それぞれの豆に適した焙煎度合いは大きく分けて8パターンに分類される事は先に述べた通りですが、表面の『色』(=目の判断)だけでその状態を把握できるものではありません。

『目(視覚)・鼻(嗅覚)・耳(聴覚)』で、その豆の最適な焙煎度合いを探っていきます。

  • Coffee豆の成分は熱が加えられ変質し、同時に味も変化する事。
  • 浅煎りではクエン酸・アミノ酸が作られる為、『酸味』が強くなる傾向がある事。
  • 深煎りでは糖質が焦げて『苦み』が強くなる傾向がある事。
  • 上手に焙煎されたCoffeeは、大きく膨らんで表面にしわがなくツヤツヤとして色が均一である事。

を念頭においたうえで、

  1. 目(視覚)による判断で、豆表面の『色・ツヤ・のび』を随時確認します。
  2. 鼻(嗅覚)による判断で、進行度合いによる『香り』の変化を随時確認します。

 
ただ1.、2.ともに感覚的な基準で、人によって異なるものでもあり、この2つの要素のみでは『再現可能な焙煎コントロール』は不可能です。

それを補完するのが3.耳(聴覚)で確認する『ハゼ』となります。

『ハゼ』とは豆が膨張・収縮してはじける音の事で、焙煎を進めていくと必ず2回訪れます。

1回目の『ハゼ』は、力強い『パチパチ』という音で、断続的に数分間しばらく続きます。

2回目の『ハゼ』は、連続した『ピチピチ』という音で、数分間しばらく続きます。

明らかに異なる音なので、聞き分ける事は容易です。

1ハゼ・2ハゼともに数分間しばらく続くのは、先にも述べた通りCoffeeは農産物で、表面的に均一に見えても、厳密にいえば成熟度はまばらな為です。

468 SiMBA Coffeeでも各使用豆ごとに焙煎プログラムを組立てておりますが、焙煎において必ず訪れる『ハゼ』は、1.目(視覚)、2.鼻(嗅覚)とあわせて重要な判断材料の1つとなります。
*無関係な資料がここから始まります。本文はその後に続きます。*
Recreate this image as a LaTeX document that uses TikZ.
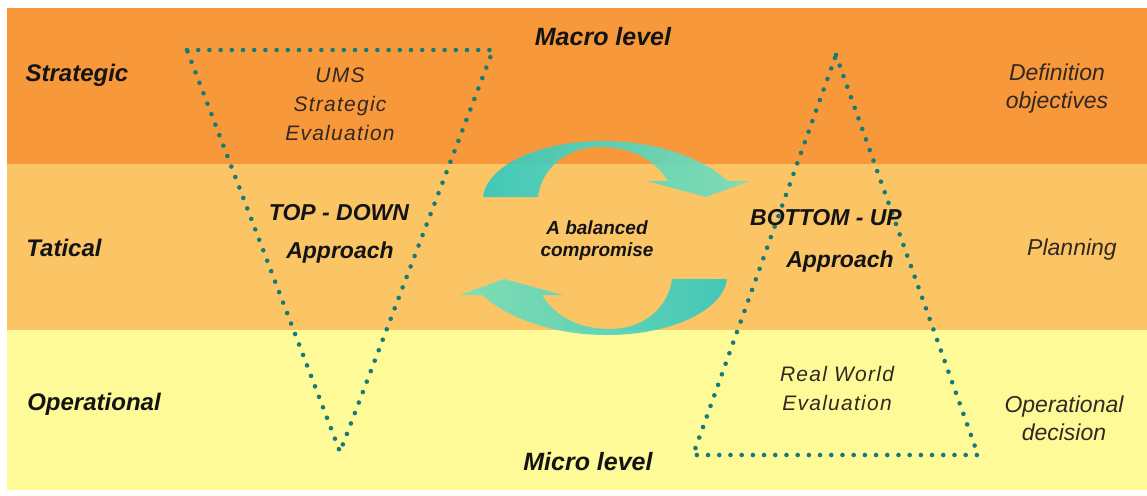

一般的な目安としては、1ハゼが終了した時点が「ミディアムロースト」、2ハゼのピーク(断続的な音が1番大きく激しく聞こえる時点)で煎りあげれば「フルシティロースト」と認識されています。

先に述べてきたCoffeeの基礎的な知識も踏まえて、以上の様な判断基準で使用豆の個性を最大限引き出せるベストポイントを探っていきます。

目指す風味・判断基準もその焙煎士(Roaster)によって千差万別。

自家焙煎店のCoffeeの風味は、たとえ同じ豆・焙煎機を使用していたとしても1つとして同じものはありません。